• Challenge:
Repeat the lines exactly from the line that contains "What seaborn and" through the line that contains "import pandas as pd"; leave images out and add nothing.

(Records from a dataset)
▼
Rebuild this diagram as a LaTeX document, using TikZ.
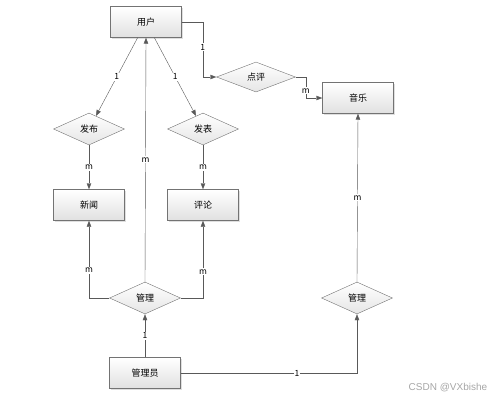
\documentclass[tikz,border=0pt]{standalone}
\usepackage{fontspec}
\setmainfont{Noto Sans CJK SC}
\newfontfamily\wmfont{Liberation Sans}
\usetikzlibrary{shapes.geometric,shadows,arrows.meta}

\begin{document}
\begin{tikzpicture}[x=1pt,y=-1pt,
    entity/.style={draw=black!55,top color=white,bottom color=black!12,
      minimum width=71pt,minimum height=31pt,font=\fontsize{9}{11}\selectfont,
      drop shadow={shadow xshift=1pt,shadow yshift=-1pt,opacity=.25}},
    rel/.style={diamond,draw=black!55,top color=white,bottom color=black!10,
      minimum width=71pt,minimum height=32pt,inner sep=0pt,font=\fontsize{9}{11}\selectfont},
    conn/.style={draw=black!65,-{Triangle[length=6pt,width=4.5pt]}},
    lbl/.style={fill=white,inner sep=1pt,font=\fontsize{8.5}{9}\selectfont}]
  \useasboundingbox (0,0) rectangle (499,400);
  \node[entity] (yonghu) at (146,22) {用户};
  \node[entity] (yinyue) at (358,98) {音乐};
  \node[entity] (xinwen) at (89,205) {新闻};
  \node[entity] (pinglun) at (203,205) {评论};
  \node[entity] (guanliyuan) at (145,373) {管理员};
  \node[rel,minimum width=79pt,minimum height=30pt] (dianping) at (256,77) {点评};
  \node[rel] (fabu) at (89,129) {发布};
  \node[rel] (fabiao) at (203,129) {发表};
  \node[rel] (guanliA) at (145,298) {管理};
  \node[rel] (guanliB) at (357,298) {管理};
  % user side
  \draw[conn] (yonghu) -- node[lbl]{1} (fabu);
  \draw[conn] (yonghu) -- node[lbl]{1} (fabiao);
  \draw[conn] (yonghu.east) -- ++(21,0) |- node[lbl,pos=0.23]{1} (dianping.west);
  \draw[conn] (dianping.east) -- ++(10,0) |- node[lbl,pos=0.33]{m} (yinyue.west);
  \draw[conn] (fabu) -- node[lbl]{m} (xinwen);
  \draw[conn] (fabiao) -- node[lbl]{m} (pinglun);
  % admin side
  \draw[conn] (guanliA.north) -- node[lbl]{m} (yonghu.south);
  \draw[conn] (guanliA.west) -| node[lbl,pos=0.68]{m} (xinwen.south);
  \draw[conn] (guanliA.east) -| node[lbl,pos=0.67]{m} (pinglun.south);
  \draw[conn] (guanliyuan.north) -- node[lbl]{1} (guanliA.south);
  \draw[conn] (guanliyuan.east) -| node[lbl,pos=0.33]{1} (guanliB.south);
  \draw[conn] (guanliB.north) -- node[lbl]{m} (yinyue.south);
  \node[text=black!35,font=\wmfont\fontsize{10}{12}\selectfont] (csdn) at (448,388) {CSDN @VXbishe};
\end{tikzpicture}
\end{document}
▲
▼
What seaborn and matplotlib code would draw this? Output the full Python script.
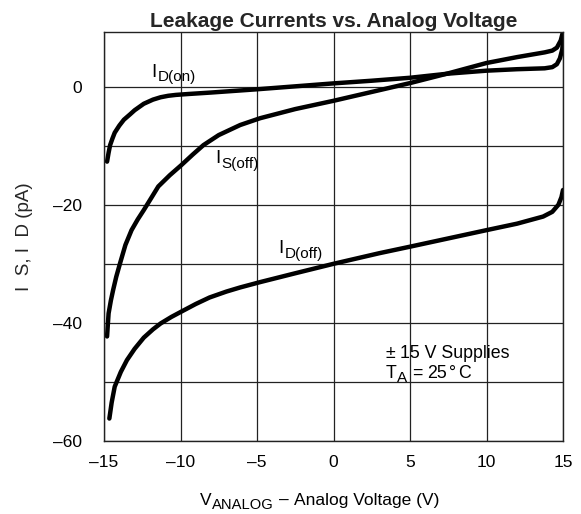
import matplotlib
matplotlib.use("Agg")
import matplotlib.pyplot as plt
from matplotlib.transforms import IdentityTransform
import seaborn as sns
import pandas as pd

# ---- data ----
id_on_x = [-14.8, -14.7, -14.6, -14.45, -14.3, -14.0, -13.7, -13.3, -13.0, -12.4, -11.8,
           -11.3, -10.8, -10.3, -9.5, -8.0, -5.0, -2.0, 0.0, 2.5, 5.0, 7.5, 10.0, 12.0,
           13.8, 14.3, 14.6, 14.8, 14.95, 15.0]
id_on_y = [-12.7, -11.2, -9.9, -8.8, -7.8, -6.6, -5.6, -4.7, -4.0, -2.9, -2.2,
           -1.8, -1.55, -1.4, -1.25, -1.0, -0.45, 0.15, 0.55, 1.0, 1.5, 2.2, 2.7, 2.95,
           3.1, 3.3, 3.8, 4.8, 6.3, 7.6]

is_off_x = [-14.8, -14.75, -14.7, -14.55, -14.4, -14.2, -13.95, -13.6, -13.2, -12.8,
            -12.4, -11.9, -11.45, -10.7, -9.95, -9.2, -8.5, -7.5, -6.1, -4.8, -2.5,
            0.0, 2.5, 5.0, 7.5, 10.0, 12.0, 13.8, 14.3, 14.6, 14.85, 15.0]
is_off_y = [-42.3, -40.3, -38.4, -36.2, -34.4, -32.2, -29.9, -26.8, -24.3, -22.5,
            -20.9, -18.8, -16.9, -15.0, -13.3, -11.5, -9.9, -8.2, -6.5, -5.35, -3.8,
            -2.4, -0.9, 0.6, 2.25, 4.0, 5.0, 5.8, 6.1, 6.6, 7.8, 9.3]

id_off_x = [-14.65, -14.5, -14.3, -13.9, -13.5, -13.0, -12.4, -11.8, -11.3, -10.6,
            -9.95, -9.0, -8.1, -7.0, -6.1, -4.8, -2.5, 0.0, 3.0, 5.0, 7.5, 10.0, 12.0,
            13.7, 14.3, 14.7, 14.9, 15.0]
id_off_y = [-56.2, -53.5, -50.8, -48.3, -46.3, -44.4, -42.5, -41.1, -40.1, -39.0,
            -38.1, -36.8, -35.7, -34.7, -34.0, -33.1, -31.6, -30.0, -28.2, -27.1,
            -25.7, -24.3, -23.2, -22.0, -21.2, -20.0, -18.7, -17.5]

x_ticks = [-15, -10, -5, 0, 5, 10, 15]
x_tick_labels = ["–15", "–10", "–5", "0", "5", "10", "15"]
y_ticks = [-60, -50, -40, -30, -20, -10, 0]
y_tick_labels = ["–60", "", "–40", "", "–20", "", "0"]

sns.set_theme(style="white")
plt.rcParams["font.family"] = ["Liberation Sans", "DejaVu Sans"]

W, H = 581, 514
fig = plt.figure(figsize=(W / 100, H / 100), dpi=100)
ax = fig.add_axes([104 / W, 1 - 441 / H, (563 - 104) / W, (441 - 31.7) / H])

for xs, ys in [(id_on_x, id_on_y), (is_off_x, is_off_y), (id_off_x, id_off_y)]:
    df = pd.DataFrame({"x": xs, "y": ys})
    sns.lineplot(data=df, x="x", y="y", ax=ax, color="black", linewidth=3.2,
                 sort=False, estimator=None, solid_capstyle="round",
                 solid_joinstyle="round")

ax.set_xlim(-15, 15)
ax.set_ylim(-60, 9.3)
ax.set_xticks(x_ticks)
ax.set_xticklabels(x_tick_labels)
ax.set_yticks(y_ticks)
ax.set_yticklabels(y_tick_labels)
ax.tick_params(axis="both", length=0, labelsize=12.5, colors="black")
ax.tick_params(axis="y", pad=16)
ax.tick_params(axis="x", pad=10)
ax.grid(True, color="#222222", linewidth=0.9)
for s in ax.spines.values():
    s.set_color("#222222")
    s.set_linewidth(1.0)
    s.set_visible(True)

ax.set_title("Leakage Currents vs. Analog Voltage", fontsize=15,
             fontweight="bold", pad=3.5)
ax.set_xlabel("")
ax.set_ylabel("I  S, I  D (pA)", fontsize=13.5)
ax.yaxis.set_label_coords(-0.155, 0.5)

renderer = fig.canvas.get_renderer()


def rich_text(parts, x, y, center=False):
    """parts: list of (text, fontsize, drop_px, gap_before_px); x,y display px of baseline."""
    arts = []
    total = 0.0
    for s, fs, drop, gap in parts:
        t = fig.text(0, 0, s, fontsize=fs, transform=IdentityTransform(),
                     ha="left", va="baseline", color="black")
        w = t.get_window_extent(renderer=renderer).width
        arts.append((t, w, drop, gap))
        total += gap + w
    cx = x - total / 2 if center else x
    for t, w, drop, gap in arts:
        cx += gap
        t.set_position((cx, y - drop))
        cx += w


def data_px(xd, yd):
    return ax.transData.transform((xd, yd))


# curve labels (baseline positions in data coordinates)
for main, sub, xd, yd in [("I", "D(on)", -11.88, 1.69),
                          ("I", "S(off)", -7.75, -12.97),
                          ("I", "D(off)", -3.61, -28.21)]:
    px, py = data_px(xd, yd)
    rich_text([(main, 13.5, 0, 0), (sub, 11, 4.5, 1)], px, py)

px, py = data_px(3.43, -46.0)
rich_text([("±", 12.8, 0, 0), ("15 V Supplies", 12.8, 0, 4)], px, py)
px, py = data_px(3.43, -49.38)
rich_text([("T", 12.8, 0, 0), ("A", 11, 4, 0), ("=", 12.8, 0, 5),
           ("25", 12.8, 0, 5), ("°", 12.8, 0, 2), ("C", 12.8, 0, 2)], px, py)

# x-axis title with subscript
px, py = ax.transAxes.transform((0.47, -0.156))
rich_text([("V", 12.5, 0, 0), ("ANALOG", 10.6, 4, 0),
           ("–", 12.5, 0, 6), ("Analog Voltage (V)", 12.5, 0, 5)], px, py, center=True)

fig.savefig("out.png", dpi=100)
▲
• Response:
What seaborn and matplotlib code would draw this? Output the full Python script.
import matplotlib
matplotlib.use("Agg")
import matplotlib.pyplot as plt
from matplotlib.transforms import IdentityTransform
import seaborn as sns
import pandas as pd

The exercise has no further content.